Ryan’s 218-page report concluded that Army officers hid and then smuggled him to South America. The U.S. government apologized to France, and he was soon expelled from Bolivia to stand trial in France. Barbie was convicted in 1987 of crimes against humanity and died in 1991.
Following his investigation of Barbie, Ryan left government for private practice and settled back in the Boston area, where he worked as a lawyer for Harvard University. He also taught law at Harvard’s extension school and Boston College.

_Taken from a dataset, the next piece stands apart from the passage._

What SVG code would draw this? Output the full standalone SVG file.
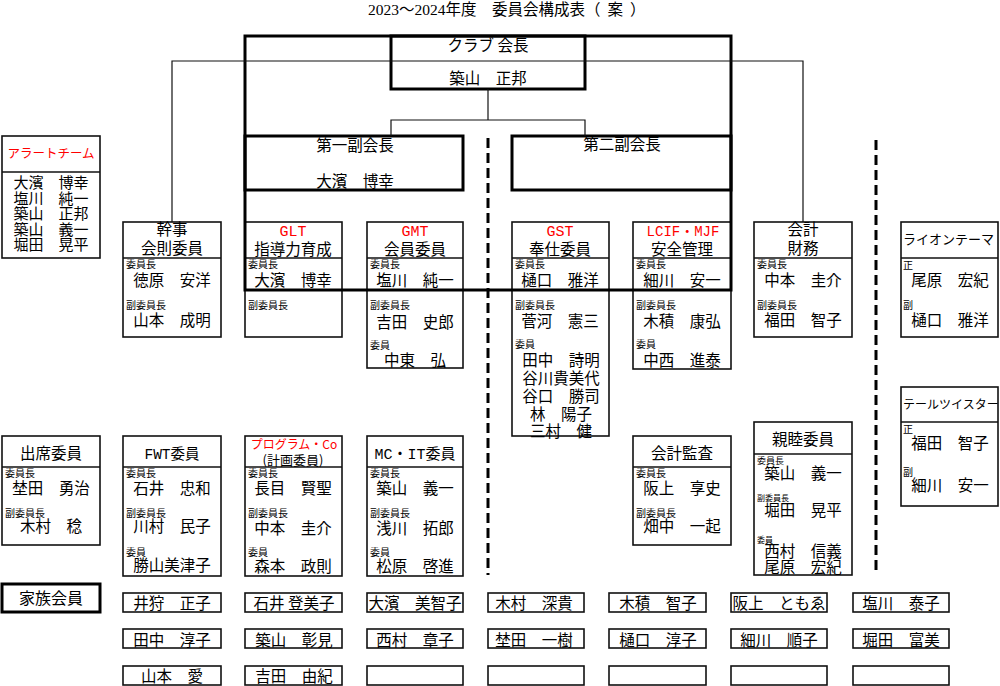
<svg xmlns="http://www.w3.org/2000/svg" width="1000" height="686" viewBox="0 0 1000 686">
<style>
text{font-family:"Noto Sans CJK JP","Noto Sans CJK SC",sans-serif;fill:#000}
.box{fill:none;stroke:#111;stroke-width:1.6}
.thk{fill:none;stroke:#000;stroke-width:3}
.ln{fill:none;stroke:#111;stroke-width:1.2}
.dash{fill:none;stroke:#000;stroke-width:3;stroke-dasharray:10 5}
.h{font-size:15.5px;text-anchor:middle}
.n{font-size:15.5px;text-anchor:middle}
.a{font-size:15px;text-anchor:middle}
.l{font-size:10px}
.red{fill:#f00}
.m{font-family:"Liberation Mono","Noto Sans CJK JP",monospace}
.title{font-family:"Liberation Serif","Noto Sans CJK JP",serif;font-size:15.5px}
</style>
<rect width="1000" height="686" fill="#fff"/>
<text class="title" x="368" y="15">2023～2024年度　委員会構成表（<tspan dx="7">案</tspan><tspan dx="7">）</tspan></text>

<g id="president">
<rect class="thk" x="391" y="36" width="194" height="53"/>
<text class="h" x="488" y="51">クラブ 会長</text>
<text class="n" x="488" y="84">築山　正邦</text>
</g>

<g id="vp1">
<rect class="thk" x="245" y="136" width="218" height="54"/>
<text class="h" x="355" y="151">第一副会長</text>
<text class="n" x="355" y="187">大濱　博幸</text>
</g>

<g id="vp2">
<rect class="thk" x="512" y="136" width="219" height="54"/>
<text class="h" x="622" y="150">第二副会長</text>
</g>

<g id="alert">
<rect class="box" x="2" y="136" width="98" height="122"/>
<line class="box" x1="2" y1="172" x2="100" y2="172"/>
<text class="red" x="51" y="158" style="font-size:12.5px;text-anchor:middle">アラートチーム</text>
<text class="a" x="51" y="188">大濱　博幸</text>
<text class="a" x="51" y="203.5">塩川　純一</text>
<text class="a" x="51" y="219">築山　正邦</text>
<text class="a" x="51" y="234.5">築山　義一</text>
<text class="a" x="51" y="250">堀田　晃平</text>
</g>

<g id="kanji">
<rect class="box" x="123" y="222" width="98" height="115"/>
<line class="box" x1="123" y1="258" x2="221" y2="258"/>
<text class="h" x="172" y="235">幹事</text>
<text class="h" x="172" y="254">会則委員</text>
<text class="l" x="126" y="268">委員長</text>
<text class="n" x="172" y="286">徳原　安洋</text>
<text class="l" x="126" y="309">副委員長</text>
<text class="n" x="172" y="326">山本　成明</text>
</g>

<g id="glt">
<rect class="box" x="245" y="222" width="97" height="115"/>
<line class="box" x1="245" y1="258" x2="342" y2="258"/>
<text class="red m" x="293" y="236" style="font-size:15px;text-anchor:middle">GLT</text>
<text class="h" x="293" y="255">指導力育成</text>
<text class="l" x="248" y="268">委員長</text>
<text class="n" x="293" y="286">大濱　博幸</text>
<text class="l" x="248" y="309">副委員長</text>
</g>

<g id="gmt">
<rect class="box" x="367" y="222" width="96" height="146"/>
<line class="box" x1="367" y1="258" x2="463" y2="258"/>
<text class="red m" x="415" y="236" style="font-size:15px;text-anchor:middle">GMT</text>
<text class="h" x="415" y="255">会員委員</text>
<text class="l" x="370" y="268">委員長</text>
<text class="n" x="415" y="286">塩川　純一</text>
<text class="l" x="370" y="309">副委員長</text>
<text class="n" x="415" y="328">吉田　史郎</text>
<text class="l" x="370" y="349">委員</text>
<text class="n" x="415" y="366">中東　弘</text>
</g>

<g id="gst">
<rect class="box" x="512" y="222" width="97" height="214"/>
<line class="box" x1="512" y1="258" x2="609" y2="258"/>
<text class="red m" x="560" y="236" style="font-size:15px;text-anchor:middle">GST</text>
<text class="h" x="560" y="255">奉仕委員</text>
<text class="l" x="515" y="268">委員長</text>
<text class="n" x="560" y="286">樋口　雅洋</text>
<text class="l" x="515" y="309">副委員長</text>
<text class="n" x="560" y="327">菅河　憲三</text>
<text class="l" x="515" y="348">委員</text>
<text class="n" x="561" y="366">田中　詩明</text>
<text class="n" x="561" y="384">谷川貴美代</text>
<text class="n" x="561" y="402">谷口　勝司</text>
<text class="n" x="561" y="420">林　陽子</text>
<text class="n" x="561" y="437">三村　健</text>
</g>

<g id="lcif">
<rect class="box" x="633" y="222" width="98" height="147"/>
<line class="box" x1="633" y1="258" x2="731" y2="258"/>
<text class="red m" x="683" y="236" style="font-size:14px;text-anchor:middle">LCIF・MJF</text>
<text class="h" x="682" y="255">安全管理</text>
<text class="l" x="636" y="268">委員長</text>
<text class="n" x="682" y="286">細川　安一</text>
<text class="l" x="636" y="309">副委員長</text>
<text class="n" x="682" y="327">木積　康弘</text>
<text class="l" x="636" y="348">委員</text>
<text class="n" x="682" y="366">中西　進泰</text>
</g>

<g id="kaikei">
<rect class="box" x="754" y="222" width="98" height="115"/>
<line class="box" x1="754" y1="258" x2="852" y2="258"/>
<text class="h" x="803" y="235">会計</text>
<text class="h" x="803" y="254">財務</text>
<text class="l" x="757" y="268">委員長</text>
<text class="n" x="803" y="286">中本　圭介</text>
<text class="l" x="757" y="309">副委員長</text>
<text class="n" x="803" y="326">福田　智子</text>
</g>

<g id="lion-theme">
<rect class="box" x="901" y="222" width="97" height="115"/>
<line class="box" x1="901" y1="258" x2="998" y2="258"/>
<text x="903" y="244" style="font-size:13px">ライオンテーマ</text>
<text class="l" x="903" y="269">正</text>
<text class="n" x="950" y="286">尾原　宏紀</text>
<text class="l" x="903" y="309">副</text>
<text class="n" x="950" y="326">樋口　雅洋</text>
</g>

<g id="tail-twister">
<rect class="box" x="901" y="387" width="97" height="119"/>
<line class="box" x1="901" y1="422" x2="998" y2="422"/>
<text x="903" y="409" style="font-size:12px">テールツイスター</text>
<text class="l" x="903" y="433">正</text>
<text class="n" x="950" y="449">福田　智子</text>
<text class="l" x="903" y="476">副</text>
<text class="n" x="950" y="491">細川　安一</text>
</g>

<g id="shusseki">
<rect class="box" x="2" y="436" width="98" height="109"/>
<line class="box" x1="2" y1="467" x2="100" y2="467"/>
<text class="h" x="51" y="459">出席委員</text>
<text class="l" x="5" y="477">委員長</text>
<text class="n" x="51" y="494">埜田　勇治</text>
<text class="l" x="5" y="517">副委員長</text>
<text class="n" x="51" y="532">木村　稔</text>
</g>

<g id="fwt">
<rect class="box" x="123" y="436" width="98" height="140"/>
<line class="box" x1="123" y1="467" x2="221" y2="467"/>
<text class="h m" x="172" y="459" style="font-size:14.5px">FWT委員</text>
<text class="l" x="126" y="477">委員長</text>
<text class="n" x="172" y="494">石井　忠和</text>
<text class="l" x="126" y="517">副委員長</text>
<text class="n" x="172" y="532">川村　民子</text>
<text class="l" x="126" y="556">委員</text>
<text class="n" x="172" y="571">勝山美津子</text>
</g>

<g id="program">
<rect class="box" x="245" y="436" width="97" height="140"/>
<line class="box" x1="245" y1="467" x2="342" y2="467"/>
<text class="red" x="294" y="449" style="font-size:12px;text-anchor:middle">プログラム・Co</text>
<text x="293" y="465" style="font-size:13px;text-anchor:middle">(計画委員)</text>
<text class="l" x="248" y="477">委員長</text>
<text class="n" x="293" y="494">長目　賢聖</text>
<text class="l" x="248" y="517">副委員長</text>
<text class="n" x="293" y="534">中本　圭介</text>
<text class="l" x="248" y="556">委員</text>
<text class="n" x="293" y="572">森本　政則</text>
</g>

<g id="mc-it">
<rect class="box" x="367" y="436" width="96" height="140"/>
<line class="box" x1="367" y1="467" x2="463" y2="467"/>
<text class="h m" x="415" y="459" style="font-size:15px">MC・IT委員</text>
<text class="l" x="370" y="477">委員長</text>
<text class="n" x="415" y="494">築山　義一</text>
<text class="l" x="370" y="517">副委員長</text>
<text class="n" x="415" y="534">浅川　拓郎</text>
<text class="l" x="370" y="556">委員</text>
<text class="n" x="415" y="572">松原　啓進</text>
</g>

<g id="kansa">
<rect class="box" x="633" y="436" width="98" height="109"/>
<line class="box" x1="633" y1="467" x2="731" y2="467"/>
<text class="h" x="682" y="459">会計監査</text>
<text class="l" x="636" y="477">委員長</text>
<text class="n" x="682" y="494">阪上　享史</text>
<text class="l" x="636" y="517">副委員長</text>
<text class="n" x="682" y="532">畑中　一起</text>
</g>

<g id="shinboku">
<rect class="box" x="754" y="422" width="98" height="153"/>
<line class="box" x1="754" y1="454" x2="852" y2="454"/>
<text class="h" x="803" y="445">親睦委員</text>
<text x="757" y="464" style="font-size:9px">委員長</text>
<text class="n" x="803" y="479">築山　義一</text>
<text x="757" y="501" style="font-size:8px">副委員長</text>
<text class="n" x="803" y="516">堀田　晃平</text>
<text x="757" y="543" style="font-size:8px">委員</text>
<text class="n" x="803" y="557">西村　信義</text>
<text class="n" x="803" y="573">尾原　宏紀</text>
</g>

<g id="family-label">
<rect class="thk" x="2" y="584" width="98" height="28"/>
<text class="n" x="51" y="604" style="font-size:16px">家族会員</text>
</g>

<g id="family-col1">
<rect class="box" x="123" y="593" width="98" height="19"/><text class="n" x="172" y="609">井狩　正子</text>
<rect class="box" x="123" y="629" width="98" height="19"/><text class="n" x="172" y="646">田中　淳子</text>
<rect class="box" x="123" y="666" width="98" height="19"/><text class="n" x="172" y="682">山本　愛</text>
</g>
<g id="family-col2">
<rect class="box" x="245" y="593" width="97" height="19"/><text class="n" x="294" y="609">石井 登美子</text>
<rect class="box" x="245" y="629" width="97" height="19"/><text class="n" x="294" y="646">築山　彰見</text>
<rect class="box" x="245" y="666" width="97" height="19"/><text class="n" x="294" y="682">吉田　由紀</text>
</g>
<g id="family-col3">
<rect class="box" x="367" y="593" width="96" height="19"/><text class="n" x="415" y="609">大濱　美智子</text>
<rect class="box" x="367" y="629" width="96" height="19"/><text class="n" x="415" y="646">西村　章子</text>
<rect class="box" x="367" y="666" width="96" height="19"/>
</g>
<g id="family-col4">
<rect class="box" x="488" y="593" width="96" height="19"/><text class="n" x="534" y="609">木村　深貴</text>
<rect class="box" x="488" y="629" width="96" height="19"/><text class="n" x="534" y="646">埜田　一樹</text>
<rect class="box" x="488" y="666" width="96" height="19"/>
</g>
<g id="family-col5">
<rect class="box" x="609" y="593" width="97" height="19"/><text class="n" x="658" y="609">木積　智子</text>
<rect class="box" x="609" y="629" width="97" height="19"/><text class="n" x="658" y="646">樋口　淳子</text>
<rect class="box" x="609" y="666" width="97" height="19"/>
</g>
<g id="family-col6">
<rect class="box" x="731" y="593" width="96" height="19"/><text class="n" x="779" y="609">阪上　ともゑ</text>
<rect class="box" x="731" y="629" width="96" height="19"/><text class="n" x="779" y="646">細川　順子</text>
<rect class="box" x="731" y="666" width="96" height="19"/>
</g>
<g id="family-col7">
<rect class="box" x="853" y="593" width="96" height="19"/><text class="n" x="901" y="609">塩川　泰子</text>
<rect class="box" x="853" y="629" width="96" height="19"/><text class="n" x="901" y="646">堀田　富美</text>
<rect class="box" x="853" y="666" width="96" height="19"/>
</g>

<g id="connectors">
<rect class="thk" x="245" y="36" width="486" height="254"/>
<polyline class="ln" points="172,222 172,61 803,61 803,222"/>
<line class="ln" x1="488" y1="89" x2="488" y2="120"/>
<polyline class="ln" points="391,136 391,120 585,120 585,136"/>
<line class="dash" x1="488" y1="138" x2="488" y2="575"/>
<line class="dash" x1="876" y1="140" x2="876" y2="575"/>
</g>
</svg>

Ryan maintained a keen interest in international law and human rights, advising the Rwandan government on prosecuting those behind the country’s genocide. He also wrote a book about war atrocities in the Philippines in 1944 and 1945.
Ryan died at his home in Norwell, Mass., from a heart attack, his daughter, Elisabeth Ryan, said.
In addition to his daughter, who lives in Brighton, Mass., survivors include his wife of 44 years, the former Nancy Foote, and son Andrew Ryan of Weymouth, Mass.
Elisabeth Ryan said her father instilled in his children a “very acute sense of justice and injustice.”
“Even if you think there’s nothing you can do about it,” she said, “there always is something.”